The bandwidth requirements of digital video streaming continue to grow with time. Various applications benefit from video compression which requires less storage space for archived video information and/or less bandwidth for the transmission of the video information. Accordingly, various techniques to improve the quality and accessibility of the digital video have being developed. An example of such a technique is H.264 which is a video compression standard, or codec, proposed by the Joint Video Team (JVT). The majority of today's multimedia-enabled digital devices incorporate digital video codec's that conform to the H.264 standard.
The High Efficiency Video Coding (HEVC) is another video compression standard which followed H.264. HEVC specifies two loop filters that are applied sequentially, with the deblocking filter (DBF) applied first and the sample adaptive offset (SAO) filter applied second. Both loop filters are applied in the inter-picture prediction loop, with the filtered image stored in a decoded picture buffer as a potential reference for inter-picture prediction. However, in many cases for different types of video streaming applications, significant amounts of visual artifacts can remain after the DBF and SAO filters are applied to decompressed video frames.

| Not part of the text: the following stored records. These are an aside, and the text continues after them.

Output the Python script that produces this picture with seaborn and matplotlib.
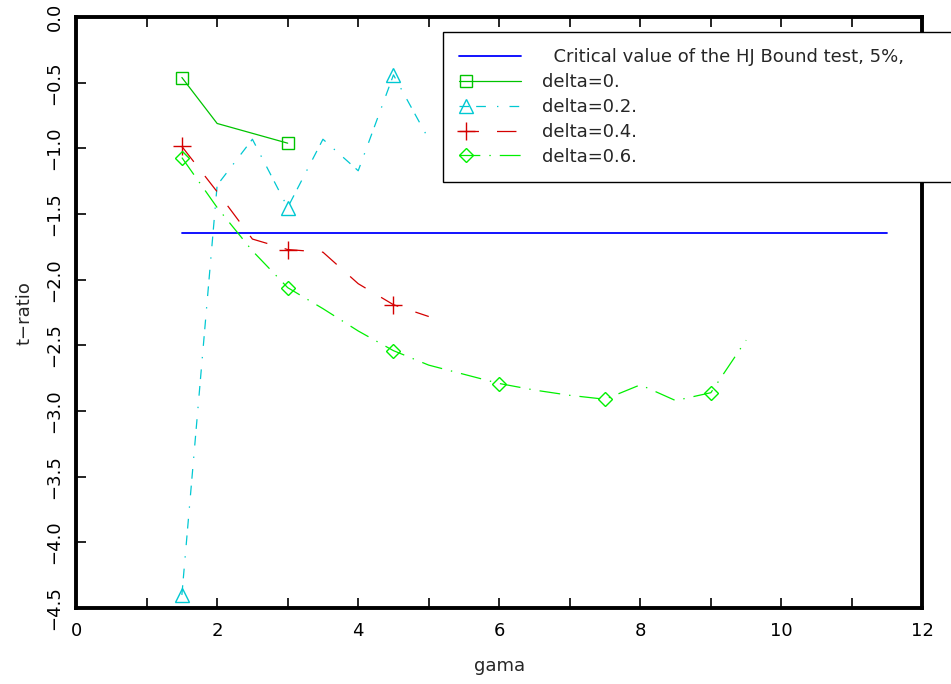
import numpy as np
import pandas as pd
import matplotlib
matplotlib.use("Agg")
import matplotlib.pyplot as plt
import seaborn as sns
from matplotlib.ticker import FuncFormatter, MultipleLocator
from matplotlib.legend_handler import HandlerLine2D

# --- DATA ---
gama = [1.5, 2.0, 2.5, 3.0, 3.5, 4.0, 4.5, 5.0, 5.5, 6.0, 6.5, 7.0, 7.5, 8.0, 8.5, 9.0, 9.5]

crit_x = [1.5, 11.5]
crit_value = [-1.645, -1.645]

delta_0 = [-0.46, -0.81, -0.885, -0.96]
delta_02 = [-4.40, -1.28, -0.93, -1.45, -0.93, -1.17, -0.44, -0.93]
delta_04 = [-0.985, -1.33, -1.69, -1.77, -1.79, -2.03, -2.19, -2.28]
delta_06 = [-1.07, -1.45, -1.78, -2.06, -2.22, -2.39, -2.54, -2.65, -2.72,
            -2.79, -2.84, -2.88, -2.91, -2.80, -2.92, -2.86, -2.46]

# trailing spaces: in the original the legend box runs off the right edge
labels = ["  Critical value of the HJ Bound test, 5%,        ",
          "delta=0.", "delta=0.2.", "delta=0.4.", "delta=0.6."]

x_ticks = [0, 2, 4, 6, 8, 10, 12]
y_ticks = [0.0, -0.5, -1.0, -1.5, -2.0, -2.5, -3.0, -3.5, -4.0, -4.5]


class MarkerLeftHandler(HandlerLine2D):
    # legend sample with the marker near the left end of the line
    def create_artists(self, legend, orig_handle, xdescent, ydescent,
                       width, height, fontsize, trans):
        artists = super().create_artists(legend, orig_handle, xdescent, ydescent,
                                         width, height, fontsize, trans)
        x0 = -xdescent
        xd = np.array([x0, x0 + 0.1 * width, x0 + width])
        yd = np.full(3, (height - ydescent) / 2)
        for art in artists:
            art.set_data(xd, yd)
            art.set_markevery([1])
        return artists


def main():
    sns.set_theme(style="white")
    plt.rcParams["font.family"] = ["DejaVu Sans"]
    plt.rcParams["lines.scale_dashes"] = False

    fig = plt.figure(figsize=(9.51, 6.84), dpi=100)
    ax = fig.add_axes([0.080, 0.111, 0.890, 0.864])

    lw = 0.9
    series = [
        (crit_x, crit_value, "#0000ff", "-", None, 0),
        (gama[:len(delta_0)], delta_0, "#00c400", "-", "s", 9),
        (gama[:len(delta_02)], delta_02, "#00c8d2", (0, (7, 5, 7, 8, 1, 8)), "^", 10),
        (gama[:len(delta_04)], delta_04, "#d40000", (0, (14, 13)), "+", 13),
        (gama, delta_06, "#00f000", (0, (15, 6.5, 1, 6.5)), "D", 7),
    ]

    handles = []
    for (xs, ys, color, ls, marker, ms), label in zip(series, labels):
        kws = dict(color=color, linestyle=ls, linewidth=lw, label=label)
        if marker is None:
            kws["linewidth"] = 1.3
        else:
            kws.update(marker=marker, markersize=ms, markevery=3,
                       markerfacecolor="none", markeredgecolor=color,
                       markeredgewidth=1.0)
        sns.lineplot(x=xs, y=ys, ax=ax, legend=False, **kws)
        handles.append(ax.get_lines()[-1])

    # --- axes formatting ---
    ax.set_xlim(0, 12)
    ax.set_ylim(-4.5, 0)
    ax.set_xticks(x_ticks)
    ax.xaxis.set_minor_locator(MultipleLocator(1))
    ax.set_yticks(y_ticks)

    def ylab(v, pos):
        if abs(v) < 1e-9:
            return "0.0"
        return f"{v:.1f}".replace("-", "\u2212")

    ax.yaxis.set_major_formatter(FuncFormatter(ylab))

    ax.tick_params(axis="x", which="both", direction="in", top=True, bottom=True,
                   length=7, width=1.2, labelsize=13, pad=10, colors="black")
    ax.tick_params(axis="y", which="both", direction="in", left=True, right=False,
                   length=7, width=1.2, labelsize=13, pad=9, colors="black")
    for lab in ax.get_yticklabels():
        lab.set_rotation(90)
        lab.set_va("center")

    for side in ["left", "right", "top", "bottom"]:
        ax.spines[side].set_visible(True)
        ax.spines[side].set_color("black")
        ax.spines[side].set_linewidth(2.8)

    ax.set_xlabel("gama", fontsize=13, labelpad=12)
    ax.set_ylabel("t\u2212ratio", fontsize=13, labelpad=9)
    ax.grid(False)

    handler = MarkerLeftHandler()
    leg = ax.legend(handles=handles, labels=labels, loc="upper left",
                    bbox_to_anchor=(0.423, 0.99), fontsize=13, frameon=True,
                    fancybox=False, shadow=False, framealpha=1,
                    edgecolor="black", handlelength=3.4, handletextpad=1.2,
                    labelspacing=0.38, borderpad=0.9,
                    handler_map={h: handler for h in handles[1:]})
    leg.get_frame().set_linewidth(1.0)

    plt.savefig("out.png", dpi=100)


if __name__ == "__main__":
    main()
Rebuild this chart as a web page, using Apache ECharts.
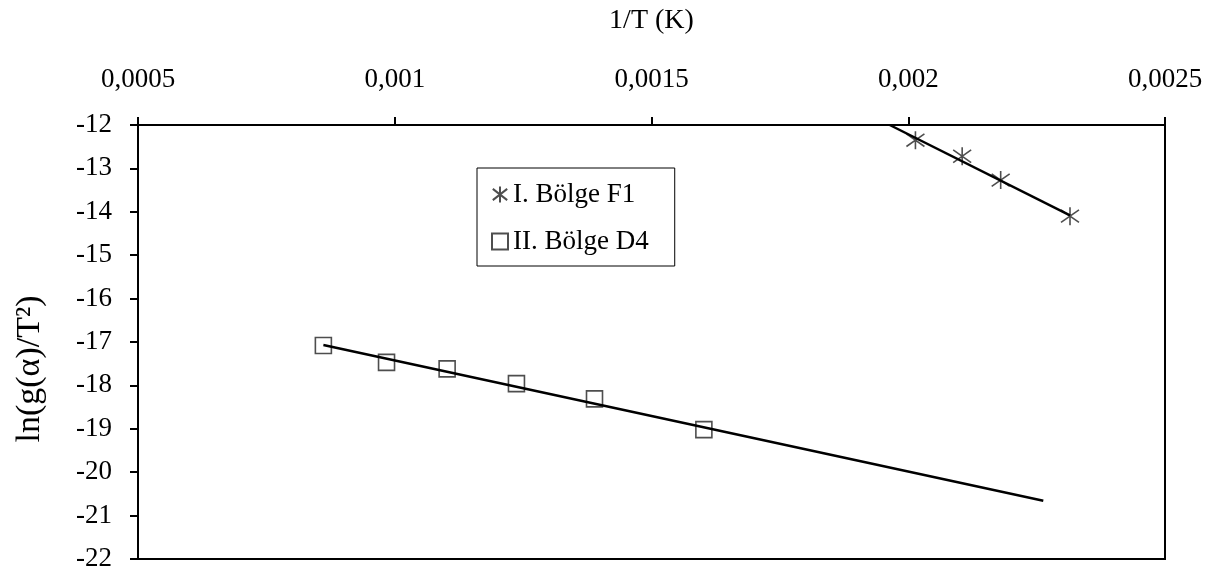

The advantages of the methods and mechanisms described herein may be better understood by referring to the following description in conjunction with the accompanying drawings, in which:
In the following description, numerous specific details are set forth to provide a thorough understanding of the methods and mechanisms presented herein. However, one having ordinary skill in the art should recognize that the various embodiments may be practiced without these specific details. In some instances, well-known structures, components, signals, computer program instructions, and techniques have not been shown in detail to avoid obscuring the approaches described herein. It will be appreciated that for simplicity and clarity of illustration, elements shown in the figures have not necessarily been drawn to scale. For example, the dimensions of some of the elements may be exaggerated relative to other elements.
Systems, apparatuses, and methods for adaptive use-case based filtering of video streams are disclosed herein. In one embodiment, a system includes at least a display and a processor coupled to at least one memory device. In one embodiment, the system is configured to receive a compressed video stream. For each received frame of the compressed video stream, the system decompresses the compressed video frame into a raw, unfiltered frame. Then, the system utilizes a first filter to filter the raw, unfiltered frame into a filtered frame. In one embodiment, the first filter is a de-blocking filter combined with a sample adaptive offset (SAO) filter. Also, in this embodiment, the first filter is compliant with a video compression standard. In one embodiment, the filtered frame is utilized as a reference frame for an in-loop filter.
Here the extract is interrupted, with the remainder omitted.